> Written problem
Scan the data below. Pull out each line where "this" occurs.

> Stored data
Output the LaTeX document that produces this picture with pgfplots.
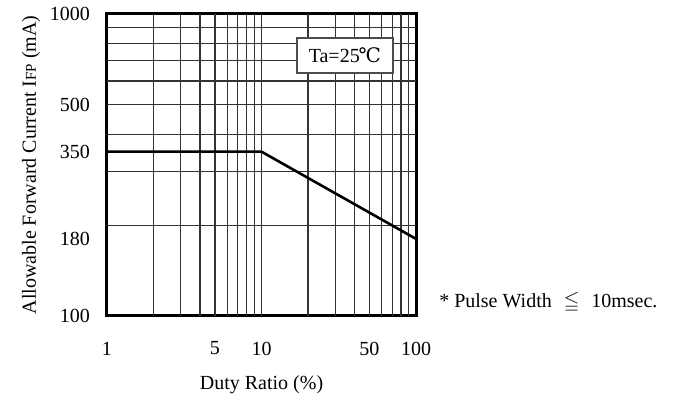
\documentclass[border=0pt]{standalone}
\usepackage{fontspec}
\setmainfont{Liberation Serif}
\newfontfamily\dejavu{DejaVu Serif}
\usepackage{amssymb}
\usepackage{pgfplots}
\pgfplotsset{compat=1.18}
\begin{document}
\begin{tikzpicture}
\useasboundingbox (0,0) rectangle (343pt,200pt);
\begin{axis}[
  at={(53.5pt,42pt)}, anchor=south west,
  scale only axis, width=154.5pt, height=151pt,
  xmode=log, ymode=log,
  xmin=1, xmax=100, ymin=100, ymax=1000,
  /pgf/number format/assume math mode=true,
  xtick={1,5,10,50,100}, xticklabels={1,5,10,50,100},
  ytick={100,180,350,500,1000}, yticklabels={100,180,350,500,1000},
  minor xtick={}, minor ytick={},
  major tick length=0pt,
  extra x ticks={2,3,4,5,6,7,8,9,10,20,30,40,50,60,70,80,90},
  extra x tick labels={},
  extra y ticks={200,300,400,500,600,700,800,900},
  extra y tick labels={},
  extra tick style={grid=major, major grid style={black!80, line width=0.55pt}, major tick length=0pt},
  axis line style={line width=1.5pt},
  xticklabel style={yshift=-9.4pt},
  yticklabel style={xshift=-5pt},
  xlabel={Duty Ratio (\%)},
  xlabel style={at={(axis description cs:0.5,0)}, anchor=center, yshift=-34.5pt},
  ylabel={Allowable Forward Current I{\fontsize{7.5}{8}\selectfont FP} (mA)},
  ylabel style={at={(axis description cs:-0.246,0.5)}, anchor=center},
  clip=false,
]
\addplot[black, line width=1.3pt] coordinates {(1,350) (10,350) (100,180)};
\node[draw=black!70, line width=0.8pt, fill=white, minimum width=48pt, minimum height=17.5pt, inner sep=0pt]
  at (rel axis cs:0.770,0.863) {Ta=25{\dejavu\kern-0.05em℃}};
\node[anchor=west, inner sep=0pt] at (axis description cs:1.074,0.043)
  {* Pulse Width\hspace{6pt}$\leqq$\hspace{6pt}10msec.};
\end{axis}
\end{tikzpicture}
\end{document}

==

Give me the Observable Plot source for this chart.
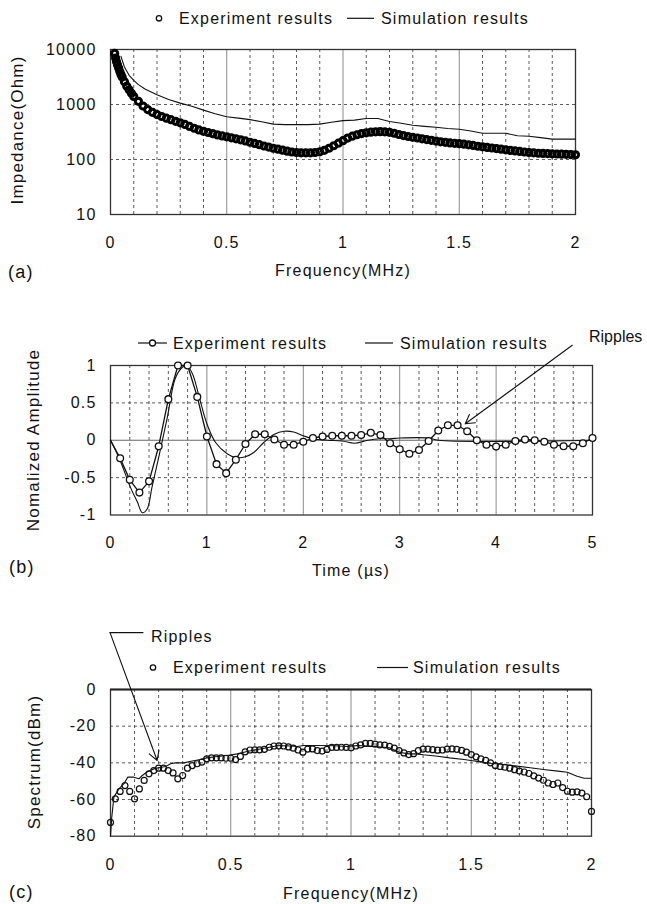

> Task result
Output the LaTeX document that produces this picture with pgfplots.
Give me the Observable Plot source for this chart.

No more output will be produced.